● Given problem: Go through the entries below and retype them exactly, omitting each picture.

● Listed entries:
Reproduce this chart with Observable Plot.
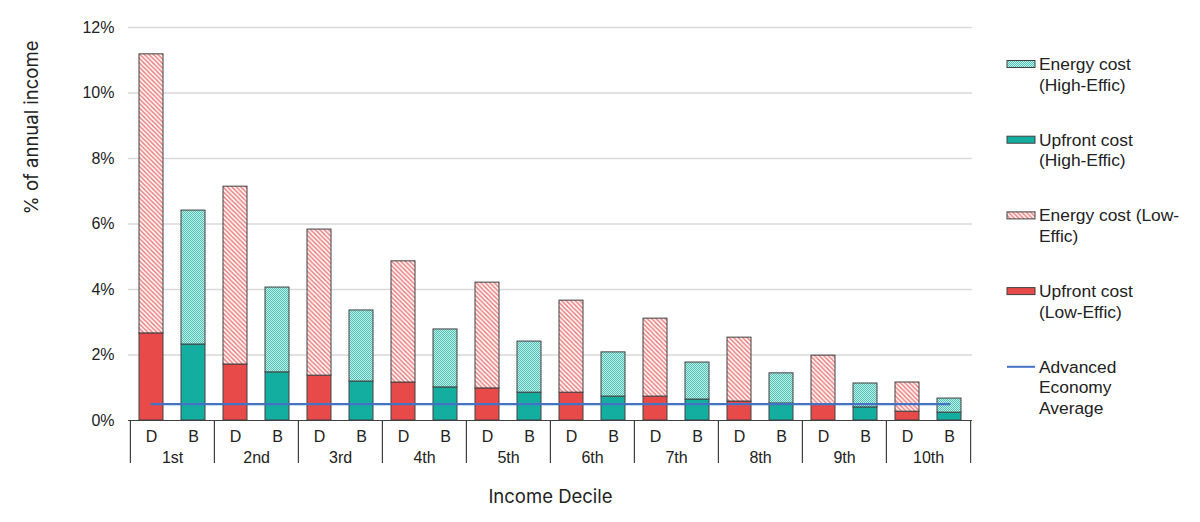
<!DOCTYPE html>
<html>
<head>
<meta charset="utf-8">
<script src="https://cdn.jsdelivr.net/npm/d3@7"></script>
<script src="https://cdn.jsdelivr.net/npm/@observablehq/plot@0.6"></script>
<style>
  body { margin: 0; background: #fff; }
  #wrap { position: relative; width: 1200px; height: 522px; font-family: "Liberation Sans", Arial, sans-serif; }
  #legend { position: absolute; left: 0; top: 0; }
</style>
</head>
<body>
<svg width="0" height="0" style="position:absolute">
  <defs>
    <pattern id="hatchRed" patternUnits="userSpaceOnUse" width="4.5" height="4.5">
      <rect width="4.5" height="4.5" fill="#ffffff"></rect>
      <path d="M-1,-1 L5.5,5.5 M3.5,-1 L5.5,1 M-1,3.5 L1,5.5" stroke="#f07f7f" stroke-width="1.5"></path>
    </pattern>
    <pattern id="checkTeal" patternUnits="userSpaceOnUse" width="2" height="2">
      <rect width="2" height="2" fill="#c4ede7"></rect>
      <rect x="0" y="0" width="1" height="1" fill="#4cc3b6"></rect>
      <rect x="1" y="1" width="1" height="1" fill="#4cc3b6"></rect>
    </pattern>
  </defs>
</svg>
<div id="wrap"></div>
<script>
// ---- data ----
const deciles = ["1st","2nd","3rd","4th","5th","6th","7th","8th","9th","10th"];
const barTypes = ["D","B"];
// Low-efficiency (D)
const upfrontLow = [2.66,1.71,1.37,1.16,0.98,0.85,0.73,0.58,0.49,0.27];
const energyLow  = [8.52,5.43,4.46,3.70,3.23,2.81,2.38,1.95,1.49,0.89];
// High-efficiency (B)
const upfrontHigh = [2.32,1.47,1.19,1.01,0.85,0.73,0.64,0.52,0.40,0.24];
const energyHigh  = [4.09,2.59,2.17,1.77,1.56,1.35,1.13,0.92,0.73,0.43];
const advancedAverage = 0.5;
const yTicks = [0,2,4,6,8,10,12];
const seriesNames = ["Upfront cost (Low-Effic)","Energy cost (Low-Effic)","Upfront cost (High-Effic)","Energy cost (High-Effic)"];
const seriesFills = ["#e84a4a","url(#hatchRed)","#13ae9f","url(#checkTeal)"];

// ---- table ----
const keys = [];
const rows = [];
deciles.forEach((d, i) => {
  keys.push(d + "|D", d + "|B");
  rows.push({key: d + "|D", series: seriesNames[0], value: upfrontLow[i]});
  rows.push({key: d + "|D", series: seriesNames[1], value: energyLow[i]});
  rows.push({key: d + "|B", series: seriesNames[2], value: upfrontHigh[i]});
  rows.push({key: d + "|B", series: seriesNames[3], value: energyHigh[i]});
});

const W = 1200, H = 522;
const mL = 128, mR = 228, mT = 27, mB = 102;
const step = (W - mL - mR) / keys.length;
const innerH = H - mT - mB;

const plot = Plot.plot({
  width: W, height: H,
  marginLeft: mL, marginRight: mR, marginTop: mT, marginBottom: mB,
  style: {fontFamily: "'Liberation Sans', Arial, sans-serif", fontSize: "15px", color: "#222"},
  x: {type: "band", domain: keys, paddingInner: 0.43, paddingOuter: 0.215, axis: null},
  y: {domain: [0, 12], axis: null},
  color: {type: "ordinal", domain: seriesNames, range: seriesFills},
  marks: [
    Plot.ruleY(yTicks.slice(1), {stroke: "#d9d9d9", strokeWidth: 1.5}),
    Plot.axisY({ticks: yTicks, tickFormat: d => d + "%", tickSize: 0, tickPadding: 14, fontSize: 16, label: null}),
    Plot.barY(rows, Plot.stackY({x: "key", y: "value", fill: "series", stroke: "#404040", strokeWidth: 1, order: null})),
    Plot.ruleY([0], {stroke: "#404040", strokeWidth: 1.2}),
    Plot.lineY(keys, {x: d => d, y: () => advancedAverage, stroke: "#4472c4", strokeWidth: 2.2}),
    Plot.ruleX(deciles, {x: d => d + "|D", dx: -step / 2, insetTop: innerH, insetBottom: -43, stroke: "#404040", strokeWidth: 1.2}),
    Plot.ruleX([deciles[deciles.length - 1]], {x: d => d + "|B", dx: step / 2, insetTop: innerH, insetBottom: -43, stroke: "#404040", strokeWidth: 1.2}),
    Plot.text(keys, {x: d => d, text: d => d.split("|")[1], frameAnchor: "bottom", lineAnchor: "middle", dy: 16, fontSize: 16, fill: "#222"}),
    Plot.text(deciles, {x: d => d + "|D", dx: step / 2, frameAnchor: "bottom", lineAnchor: "middle", dy: 37, fontSize: 16, fill: "#222"}),
    Plot.text(["Income Decile"], {frameAnchor: "bottom", lineAnchor: "middle", dy: 77, fontSize: 18.5, fontFamily: "Inter, 'Open Sans', sans-serif", fill: "#222"}),
    Plot.text(["% of annual income"], {frameAnchor: "top-left", textAnchor: "middle", lineAnchor: "middle", dx: -96, dy: 100, rotate: -90, fontSize: 18.5, fontFamily: "Inter, 'Open Sans', sans-serif", fill: "#222"})
  ]
});
document.getElementById("wrap").appendChild(plot);

// ---- legend (right side) ----
const legendItems = [
  {fill: seriesFills[3], lines: ["Energy cost", "(High-Effic)"], kind: "box"},
  {fill: seriesFills[2], lines: ["Upfront cost", "(High-Effic)"], kind: "box"},
  {fill: seriesFills[1], lines: ["Energy cost (Low-", "Effic)"], kind: "box"},
  {fill: seriesFills[0], lines: ["Upfront cost", "(Low-Effic)"], kind: "box"},
  {fill: "#4472c4", lines: ["Advanced", "Economy", "Average"], kind: "line"}
];
const lg = d3.select("#wrap").append("svg").attr("id", "legend").attr("width", W).attr("height", H)
  .style("font-family", "'Liberation Sans', Arial, sans-serif").style("font-size", "17.4px");
legendItems.forEach((it, i) => {
  const cy = 64 + i * 75.7;
  const g = lg.append("g").attr("transform", `translate(1007,${cy})`);
  if (it.kind === "box") {
    g.append("rect").attr("x", 0).attr("y", -3.5).attr("width", 28).attr("height", 7)
      .attr("fill", it.fill).attr("stroke", "#404040").attr("stroke-width", 1);
  } else {
    g.append("line").attr("x1", 0).attr("x2", 28).attr("y1", 0).attr("y2", 0)
      .attr("stroke", it.fill).attr("stroke-width", 2);
  }
  it.lines.forEach((t, j) => {
    g.append("text").attr("x", 32).attr("y", j * 20.5).attr("dy", "0.35em").attr("fill", "#222").text(t);
  });
});
</script>
</body>
</html>
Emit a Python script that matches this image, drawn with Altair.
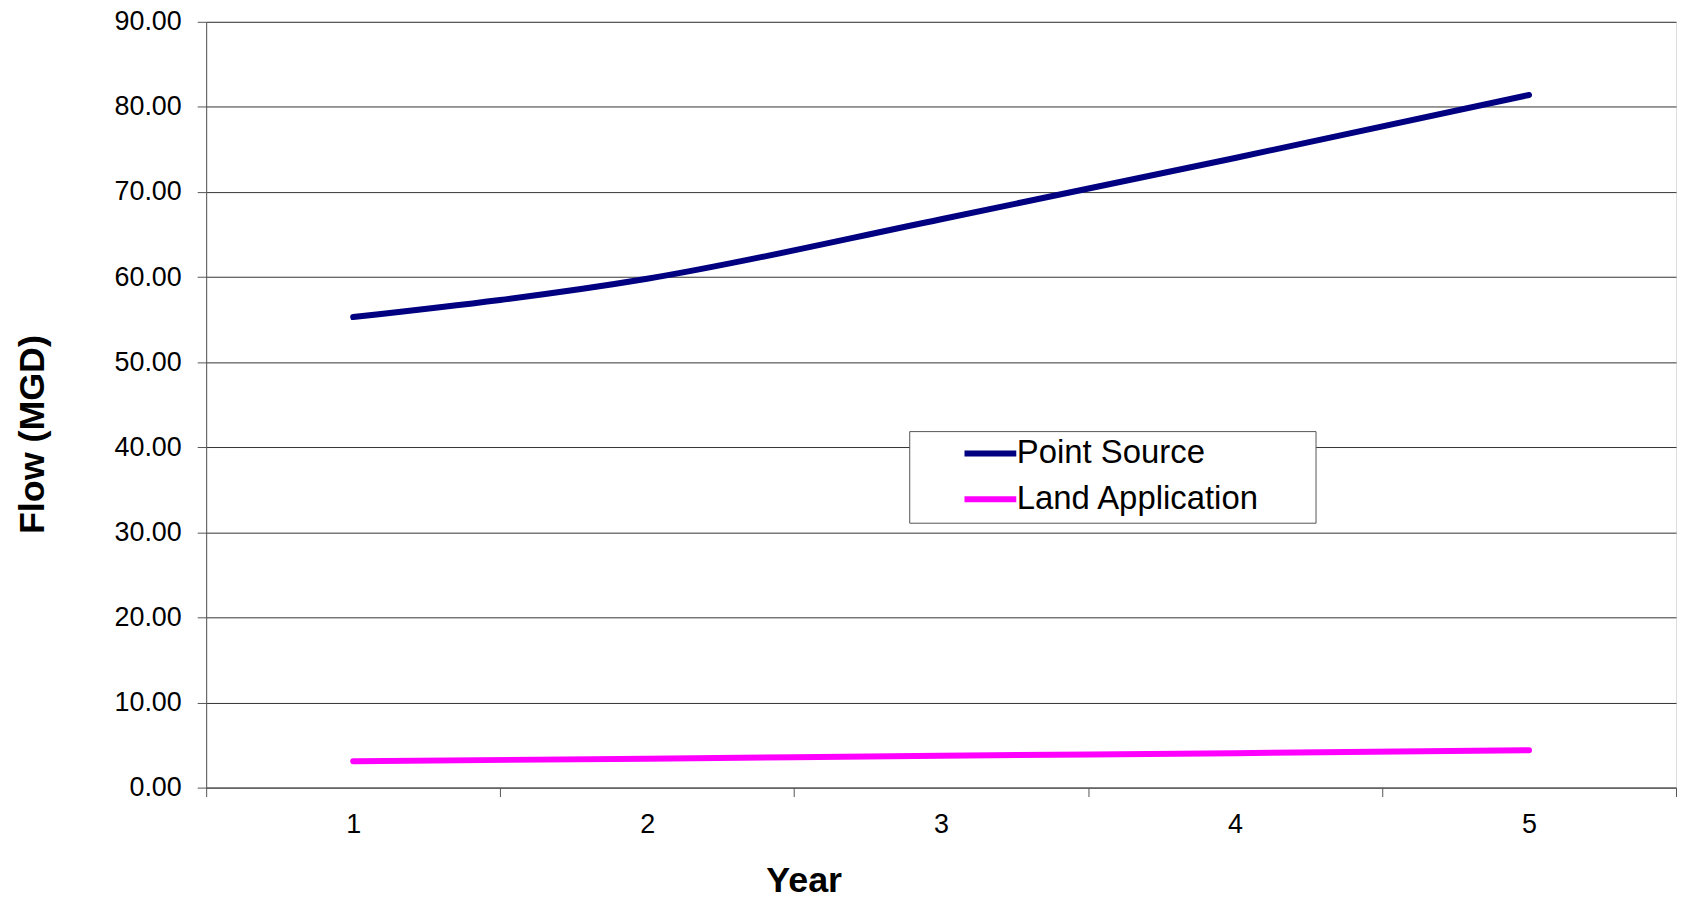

● Exercise answer:
Reproduce this chart with Observable Plot.
<!DOCTYPE html>
<html>
<head>
<meta charset="utf-8">
<script src="https://cdn.jsdelivr.net/npm/d3@7"></script>
<script src="https://cdn.jsdelivr.net/npm/@observablehq/plot@0.6"></script>
<style>
  body { margin: 0; background: #fff; }
  #wrap { position: relative; width: 1200px; height: 522px; font-family: "Liberation Sans", Arial, sans-serif; }
  #legend { position: absolute; left: 0; top: 0; }
</style>
</head>
<body>
<svg width="0" height="0" style="position:absolute">
  <defs>
    <pattern id="hatchRed" patternUnits="userSpaceOnUse" width="4.5" height="4.5">
      <rect width="4.5" height="4.5" fill="#ffffff"></rect>
      <path d="M-1,-1 L5.5,5.5 M3.5,-1 L5.5,1 M-1,3.5 L1,5.5" stroke="#f07f7f" stroke-width="1.5"></path>
    </pattern>
    <pattern id="checkTeal" patternUnits="userSpaceOnUse" width="2" height="2">
      <rect width="2" height="2" fill="#c4ede7"></rect>
      <rect x="0" y="0" width="1" height="1" fill="#4cc3b6"></rect>
      <rect x="1" y="1" width="1" height="1" fill="#4cc3b6"></rect>
    </pattern>
  </defs>
</svg>
<div id="wrap"></div>
<script>
// ---- data ----
const deciles = ["1st","2nd","3rd","4th","5th","6th","7th","8th","9th","10th"];
const barTypes = ["D","B"];
// Low-efficiency (D)
const upfrontLow = [2.66,1.71,1.37,1.16,0.98,0.85,0.73,0.58,0.49,0.27];
const energyLow  = [8.52,5.43,4.46,3.70,3.23,2.81,2.38,1.95,1.49,0.89];
// High-efficiency (B)
const upfrontHigh = [2.32,1.47,1.19,1.01,0.85,0.73,0.64,0.52,0.40,0.24];
const energyHigh  = [4.09,2.59,2.17,1.77,1.56,1.35,1.13,0.92,0.73,0.43];
const advancedAverage = 0.5;
const yTicks = [0,2,4,6,8,10,12];
const seriesNames = ["Upfront cost (Low-Effic)","Energy cost (Low-Effic)","Upfront cost (High-Effic)","Energy cost (High-Effic)"];
const seriesFills = ["#e84a4a","url(#hatchRed)","#13ae9f","url(#checkTeal)"];

// ---- table ----
const keys = [];
const rows = [];
deciles.forEach((d, i) => {
  keys.push(d + "|D", d + "|B");
  rows.push({key: d + "|D", series: seriesNames[0], value: upfrontLow[i]});
  rows.push({key: d + "|D", series: seriesNames[1], value: energyLow[i]});
  rows.push({key: d + "|B", series: seriesNames[2], value: upfrontHigh[i]});
  rows.push({key: d + "|B", series: seriesNames[3], value: energyHigh[i]});
});

const W = 1200, H = 522;
const mL = 128, mR = 228, mT = 27, mB = 102;
const step = (W - mL - mR) / keys.length;
const innerH = H - mT - mB;

const plot = Plot.plot({
  width: W, height: H,
  marginLeft: mL, marginRight: mR, marginTop: mT, marginBottom: mB,
  style: {fontFamily: "'Liberation Sans', Arial, sans-serif", fontSize: "15px", color: "#222"},
  x: {type: "band", domain: keys, paddingInner: 0.43, paddingOuter: 0.215, axis: null},
  y: {domain: [0, 12], axis: null},
  color: {type: "ordinal", domain: seriesNames, range: seriesFills},
  marks: [
    Plot.ruleY(yTicks.slice(1), {stroke: "#d9d9d9", strokeWidth: 1.5}),
    Plot.axisY({ticks: yTicks, tickFormat: d => d + "%", tickSize: 0, tickPadding: 14, fontSize: 16, label: null}),
    Plot.barY(rows, Plot.stackY({x: "key", y: "value", fill: "series", stroke: "#404040", strokeWidth: 1, order: null})),
    Plot.ruleY([0], {stroke: "#404040", strokeWidth: 1.2}),
    Plot.lineY(keys, {x: d => d, y: () => advancedAverage, stroke: "#4472c4", strokeWidth: 2.2}),
    Plot.ruleX(deciles, {x: d => d + "|D", dx: -step / 2, insetTop: innerH, insetBottom: -43, stroke: "#404040", strokeWidth: 1.2}),
    Plot.ruleX([deciles[deciles.length - 1]], {x: d => d + "|B", dx: step / 2, insetTop: innerH, insetBottom: -43, stroke: "#404040", strokeWidth: 1.2}),
    Plot.text(keys, {x: d => d, text: d => d.split("|")[1], frameAnchor: "bottom", lineAnchor: "middle", dy: 16, fontSize: 16, fill: "#222"}),
    Plot.text(deciles, {x: d => d + "|D", dx: step / 2, frameAnchor: "bottom", lineAnchor: "middle", dy: 37, fontSize: 16, fill: "#222"}),
    Plot.text(["Income Decile"], {frameAnchor: "bottom", lineAnchor: "middle", dy: 77, fontSize: 18.5, fontFamily: "Inter, 'Open Sans', sans-serif", fill: "#222"}),
    Plot.text(["% of annual income"], {frameAnchor: "top-left", textAnchor: "middle", lineAnchor: "middle", dx: -96, dy: 100, rotate: -90, fontSize: 18.5, fontFamily: "Inter, 'Open Sans', sans-serif", fill: "#222"})
  ]
});
document.getElementById("wrap").appendChild(plot);

// ---- legend (right side) ----
const legendItems = [
  {fill: seriesFills[3], lines: ["Energy cost", "(High-Effic)"], kind: "box"},
  {fill: seriesFills[2], lines: ["Upfront cost", "(High-Effic)"], kind: "box"},
  {fill: seriesFills[1], lines: ["Energy cost (Low-", "Effic)"], kind: "box"},
  {fill: seriesFills[0], lines: ["Upfront cost", "(Low-Effic)"], kind: "box"},
  {fill: "#4472c4", lines: ["Advanced", "Economy", "Average"], kind: "line"}
];
const lg = d3.select("#wrap").append("svg").attr("id", "legend").attr("width", W).attr("height", H)
  .style("font-family", "'Liberation Sans', Arial, sans-serif").style("font-size", "17.4px");
legendItems.forEach((it, i) => {
  const cy = 64 + i * 75.7;
  const g = lg.append("g").attr("transform", `translate(1007,${cy})`);
  if (it.kind === "box") {
    g.append("rect").attr("x", 0).attr("y", -3.5).attr("width", 28).attr("height", 7)
      .attr("fill", it.fill).attr("stroke", "#404040").attr("stroke-width", 1);
  } else {
    g.append("line").attr("x1", 0).attr("x2", 28).attr("y1", 0).attr("y2", 0)
      .attr("stroke", it.fill).attr("stroke-width", 2);
  }
  it.lines.forEach((t, j) => {
    g.append("text").attr("x", 32).attr("y", j * 20.5).attr("dy", "0.35em").attr("fill", "#222").text(t);
  });
});
</script>
</body>
</html>
Emit a Python script that matches this image, drawn with Altair.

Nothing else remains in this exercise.